— INFORMATION SHOWN —

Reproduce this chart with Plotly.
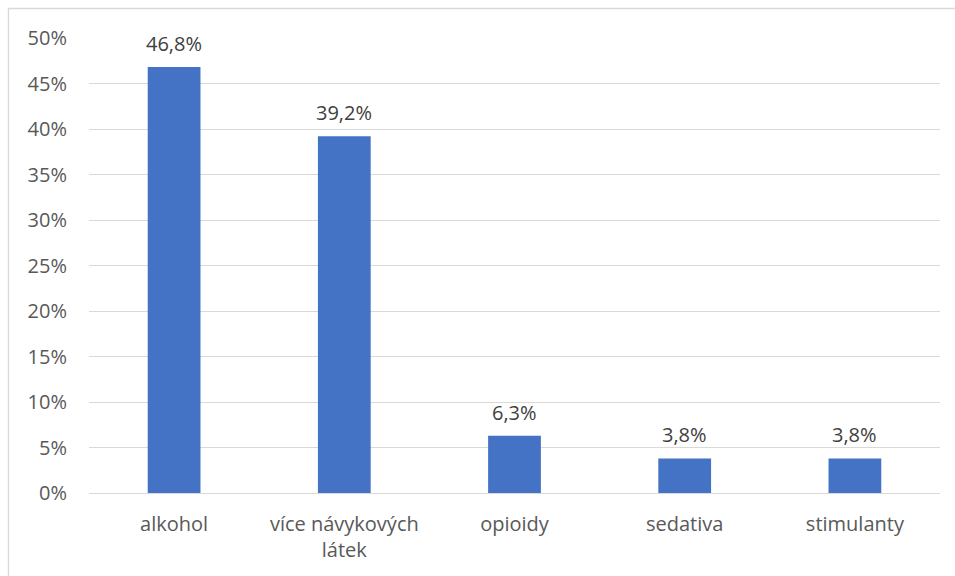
import plotly.graph_objects as go

categories = ["alkohol", "více návykových<br>látek", "opioidy", "sedativa", "stimulanty"]
values = [46.8, 39.2, 6.3, 3.8, 3.8]
labels = ["46,8%", "39,2%", "6,3%", "3,8%", "3,8%"]
tick_vals = [0, 5, 10, 15, 20, 25, 30, 35, 40, 45, 50]
tick_text = ["0%", "5%", "10%", "15%", "20%", "25%", "30%", "35%", "40%", "45%", "50%"]

FONT = "Open Sans, Noto Sans, sans-serif"
FS = 20
W, H = 955, 576
L, R, T, B = 89, 15, 38, 83
pw, ph = W - L - R, H - T - B

fig = go.Figure(go.Bar(
    x=categories, y=values,
    marker=dict(color="#4472C4", line=dict(width=0)),
    width=0.31,
))

for c, v, t in zip(categories, values, labels):
    fig.add_annotation(x=c, y=v, text=t, showarrow=False, yanchor="bottom",
                       yshift=8, font=dict(size=FS, color="#404040", family=FONT))

def px_x(p):
    return (p - L) / pw

def px_y(p):
    return (H - B - p) / ph

fig.add_shape(type="rect", xref="paper", yref="paper",
              x0=px_x(8.5), x1=px_x(970), y0=px_y(590), y1=px_y(8.5),
              line=dict(color="#D9D9D9", width=1.3), layer="below")

fig.update_layout(
    width=W, height=H,
    margin=dict(l=L, r=R, t=T, b=B),
    plot_bgcolor="white", paper_bgcolor="white",
    showlegend=False,
    font=dict(family=FONT, size=FS, color="#595959"),
    xaxis=dict(showgrid=False, showline=False, ticks="", tickfont=dict(size=FS, color="#595959"),
               ticklabelstandoff=17),
    yaxis=dict(range=[0, 50], tickvals=tick_vals, ticktext=tick_text,
               showgrid=True, gridcolor="#D9D9D9", gridwidth=1,
               zeroline=True, zerolinecolor="#D9D9D9", zerolinewidth=1,
               showline=False, ticks="", tickfont=dict(size=FS, color="#595959"),
               ticklabelstandoff=21),
)

fig.write_html("out.html")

— GIVEN REQUEST —
Transcribe the whole listing exactly. Pictures stay out of your copy.

— SOLUTION TO THIS TASK —
Reproduce this chart with Plotly.
import plotly.graph_objects as go

categories = ["alkohol", "více návykových<br>látek", "opioidy", "sedativa", "stimulanty"]
values = [46.8, 39.2, 6.3, 3.8, 3.8]
labels = ["46,8%", "39,2%", "6,3%", "3,8%", "3,8%"]
tick_vals = [0, 5, 10, 15, 20, 25, 30, 35, 40, 45, 50]
tick_text = ["0%", "5%", "10%", "15%", "20%", "25%", "30%", "35%", "40%", "45%", "50%"]

FONT = "Open Sans, Noto Sans, sans-serif"
FS = 20
W, H = 955, 576
L, R, T, B = 89, 15, 38, 83
pw, ph = W - L - R, H - T - B

fig = go.Figure(go.Bar(
    x=categories, y=values,
    marker=dict(color="#4472C4", line=dict(width=0)),
    width=0.31,
))

for c, v, t in zip(categories, values, labels):
    fig.add_annotation(x=c, y=v, text=t, showarrow=False, yanchor="bottom",
                       yshift=8, font=dict(size=FS, color="#404040", family=FONT))

def px_x(p):
    return (p - L) / pw

def px_y(p):
    return (H - B - p) / ph

fig.add_shape(type="rect", xref="paper", yref="paper",
              x0=px_x(8.5), x1=px_x(970), y0=px_y(590), y1=px_y(8.5),
              line=dict(color="#D9D9D9", width=1.3), layer="below")

fig.update_layout(
    width=W, height=H,
    margin=dict(l=L, r=R, t=T, b=B),
    plot_bgcolor="white", paper_bgcolor="white",
    showlegend=False,
    font=dict(family=FONT, size=FS, color="#595959"),
    xaxis=dict(showgrid=False, showline=False, ticks="", tickfont=dict(size=FS, color="#595959"),
               ticklabelstandoff=17),
    yaxis=dict(range=[0, 50], tickvals=tick_vals, ticktext=tick_text,
               showgrid=True, gridcolor="#D9D9D9", gridwidth=1,
               zeroline=True, zerolinecolor="#D9D9D9", zerolinewidth=1,
               showline=False, ticks="", tickfont=dict(size=FS, color="#595959"),
               ticklabelstandoff=21),
)

fig.write_html("out.html")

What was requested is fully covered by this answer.